---------- Material
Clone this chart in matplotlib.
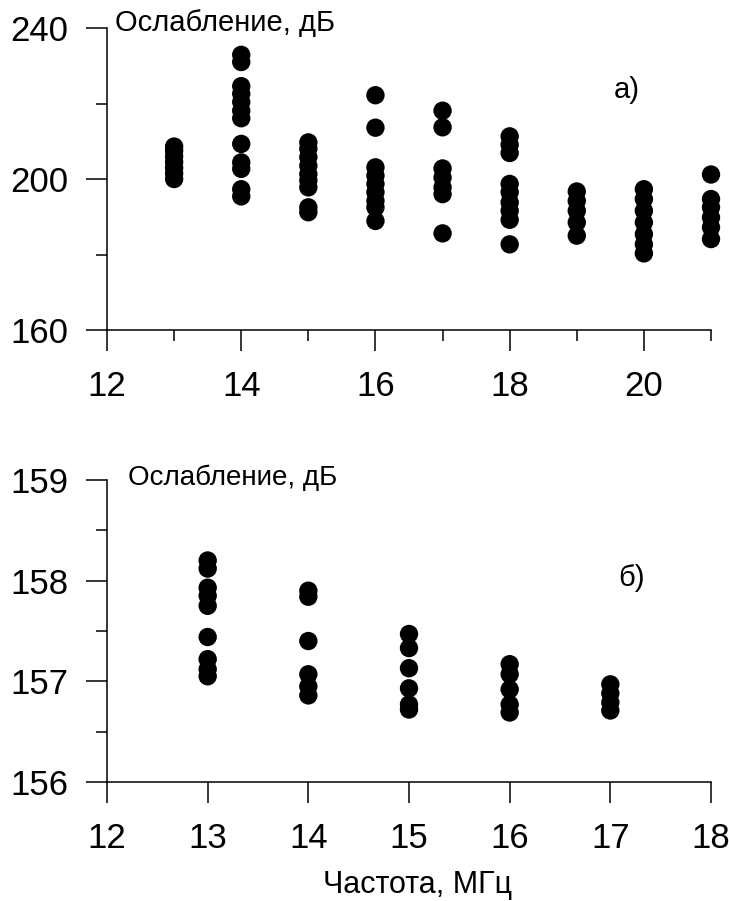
"""
Attenuation vs frequency, two panels (a, b).
"""

import matplotlib
matplotlib.use("Agg")
import matplotlib.pyplot as plt
from matplotlib.ticker import MultipleLocator

plt.rcParams["font.family"] = ["Liberation Sans", "DejaVu Sans"]

# panel a): frequency (MHz) -> attenuation values (dB)
freq_a = [13, 14, 15, 16, 17, 18, 19, 20, 21]
atten_a = [
    [200.0, 201.5, 203.0, 204.5, 206.0, 207.5, 208.6],
    [232.9, 231.0, 224.6, 222.6, 220.4, 218.1, 216.1, 209.3, 204.4, 202.7, 197.3, 195.4],
    [209.7, 208.0, 205.8, 203.5, 201.3, 199.6, 197.8, 192.5, 191.2],
    [222.2, 213.6, 203.1, 200.9, 198.7, 196.5, 194.2, 192.5, 188.9],
    [218.1, 213.7, 202.8, 200.4, 197.8, 196.0, 185.6],
    [211.3, 209.1, 206.9, 198.7, 196.5, 193.8, 191.6, 189.2, 182.7],
    [196.7, 194.2, 191.6, 188.5, 185.0],
    [197.3, 194.7, 191.6, 188.5, 185.4, 182.7, 180.3],
    [201.2, 194.7, 192.5, 189.8, 187.2, 184.1],
]

# panel б)
freq_b = [13, 14, 15, 16, 17]
atten_b = [
    [158.20, 158.12, 157.93, 157.85, 157.75, 157.44, 157.22, 157.12, 157.05],
    [157.90, 157.84, 157.40, 157.07, 156.95, 156.86],
    [157.47, 157.33, 157.13, 156.93, 156.77, 156.72],
    [157.17, 157.07, 156.92, 156.77, 156.69],
    [156.97, 156.88, 156.79, 156.71],
]

ylabel = "Ослабление, дБ"
xlabel = "Частота, МГц"


def style_axis(ax):
    for side in ("top", "right"):
        ax.spines[side].set_visible(False)
    for side in ("left", "bottom"):
        ax.spines[side].set_linewidth(1.1)
    ax.tick_params(which="major", length=15, width=1.1, labelsize=25)
    ax.tick_params(which="minor", length=8, width=1.1)
    ax.tick_params(axis="x", pad=14)
    ax.tick_params(axis="y", pad=13)


def scatter_columns(ax, freqs, values):
    for f, vals in zip(freqs, values):
        ax.scatter([f] * len(vals), vals, s=175, color="black",
                   edgecolors="none", clip_on=False, zorder=3)


fig = plt.figure(figsize=(7.29, 9.01), dpi=100)

ax1 = fig.add_axes([0.1468, 0.6337, 0.8285, 0.3352])
scatter_columns(ax1, freq_a, atten_a)
ax1.set_xlim(12, 21)
ax1.set_ylim(160, 240)
ax1.xaxis.set_major_locator(MultipleLocator(2))
ax1.xaxis.set_minor_locator(MultipleLocator(1))
ax1.yaxis.set_major_locator(MultipleLocator(40))
ax1.yaxis.set_minor_locator(MultipleLocator(20))
style_axis(ax1)
ax1.text(0.013, 1.017, ylabel, transform=ax1.transAxes, fontsize=21,
         ha="left", va="center")
ax1.text(0.86, 0.795, "а)", transform=ax1.transAxes, fontsize=21,
         ha="center", va="center")

ax2 = fig.add_axes([0.1468, 0.1321, 0.8285, 0.3352])
scatter_columns(ax2, freq_b, atten_b)
ax2.set_xlim(12, 18)
ax2.set_ylim(156, 159)
ax2.xaxis.set_major_locator(MultipleLocator(1))
ax2.yaxis.set_major_locator(MultipleLocator(1))
ax2.yaxis.set_minor_locator(MultipleLocator(0.5))
style_axis(ax2)
ax2.text(0.035, 1.007, ylabel, transform=ax2.transAxes, fontsize=20,
         ha="left", va="center")
ax2.text(0.869, 0.675, "б)", transform=ax2.transAxes, fontsize=21,
         ha="center", va="center")

fig.text(0.573, 0.018, xlabel, fontsize=22, ha="center", va="center")

fig.savefig("out.png", dpi=100)
plt.close(fig)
--------------------
▶ **What you will do**: Return the listing above in full and without alteration, excluding its pictures.

▶ **Response for this exercise**:
Clone this chart in matplotlib.
"""
Attenuation vs frequency, two panels (a, b).
"""

import matplotlib
matplotlib.use("Agg")
import matplotlib.pyplot as plt
from matplotlib.ticker import MultipleLocator

plt.rcParams["font.family"] = ["Liberation Sans", "DejaVu Sans"]

# panel a): frequency (MHz) -> attenuation values (dB)
freq_a = [13, 14, 15, 16, 17, 18, 19, 20, 21]
atten_a = [
    [200.0, 201.5, 203.0, 204.5, 206.0, 207.5, 208.6],
    [232.9, 231.0, 224.6, 222.6, 220.4, 218.1, 216.1, 209.3, 204.4, 202.7, 197.3, 195.4],
    [209.7, 208.0, 205.8, 203.5, 201.3, 199.6, 197.8, 192.5, 191.2],
    [222.2, 213.6, 203.1, 200.9, 198.7, 196.5, 194.2, 192.5, 188.9],
    [218.1, 213.7, 202.8, 200.4, 197.8, 196.0, 185.6],
    [211.3, 209.1, 206.9, 198.7, 196.5, 193.8, 191.6, 189.2, 182.7],
    [196.7, 194.2, 191.6, 188.5, 185.0],
    [197.3, 194.7, 191.6, 188.5, 185.4, 182.7, 180.3],
    [201.2, 194.7, 192.5, 189.8, 187.2, 184.1],
]

# panel б)
freq_b = [13, 14, 15, 16, 17]
atten_b = [
    [158.20, 158.12, 157.93, 157.85, 157.75, 157.44, 157.22, 157.12, 157.05],
    [157.90, 157.84, 157.40, 157.07, 156.95, 156.86],
    [157.47, 157.33, 157.13, 156.93, 156.77, 156.72],
    [157.17, 157.07, 156.92, 156.77, 156.69],
    [156.97, 156.88, 156.79, 156.71],
]

ylabel = "Ослабление, дБ"
xlabel = "Частота, МГц"


def style_axis(ax):
    for side in ("top", "right"):
        ax.spines[side].set_visible(False)
    for side in ("left", "bottom"):
        ax.spines[side].set_linewidth(1.1)
    ax.tick_params(which="major", length=15, width=1.1, labelsize=25)
    ax.tick_params(which="minor", length=8, width=1.1)
    ax.tick_params(axis="x", pad=14)
    ax.tick_params(axis="y", pad=13)


def scatter_columns(ax, freqs, values):
    for f, vals in zip(freqs, values):
        ax.scatter([f] * len(vals), vals, s=175, color="black",
                   edgecolors="none", clip_on=False, zorder=3)


fig = plt.figure(figsize=(7.29, 9.01), dpi=100)

ax1 = fig.add_axes([0.1468, 0.6337, 0.8285, 0.3352])
scatter_columns(ax1, freq_a, atten_a)
ax1.set_xlim(12, 21)
ax1.set_ylim(160, 240)
ax1.xaxis.set_major_locator(MultipleLocator(2))
ax1.xaxis.set_minor_locator(MultipleLocator(1))
ax1.yaxis.set_major_locator(MultipleLocator(40))
ax1.yaxis.set_minor_locator(MultipleLocator(20))
style_axis(ax1)
ax1.text(0.013, 1.017, ylabel, transform=ax1.transAxes, fontsize=21,
         ha="left", va="center")
ax1.text(0.86, 0.795, "а)", transform=ax1.transAxes, fontsize=21,
         ha="center", va="center")

ax2 = fig.add_axes([0.1468, 0.1321, 0.8285, 0.3352])
scatter_columns(ax2, freq_b, atten_b)
ax2.set_xlim(12, 18)
ax2.set_ylim(156, 159)
ax2.xaxis.set_major_locator(MultipleLocator(1))
ax2.yaxis.set_major_locator(MultipleLocator(1))
ax2.yaxis.set_minor_locator(MultipleLocator(0.5))
style_axis(ax2)
ax2.text(0.035, 1.007, ylabel, transform=ax2.transAxes, fontsize=20,
         ha="left", va="center")
ax2.text(0.869, 0.675, "б)", transform=ax2.transAxes, fontsize=21,
         ha="center", va="center")

fig.text(0.573, 0.018, xlabel, fontsize=22, ha="center", va="center")

fig.savefig("out.png", dpi=100)
plt.close(fig)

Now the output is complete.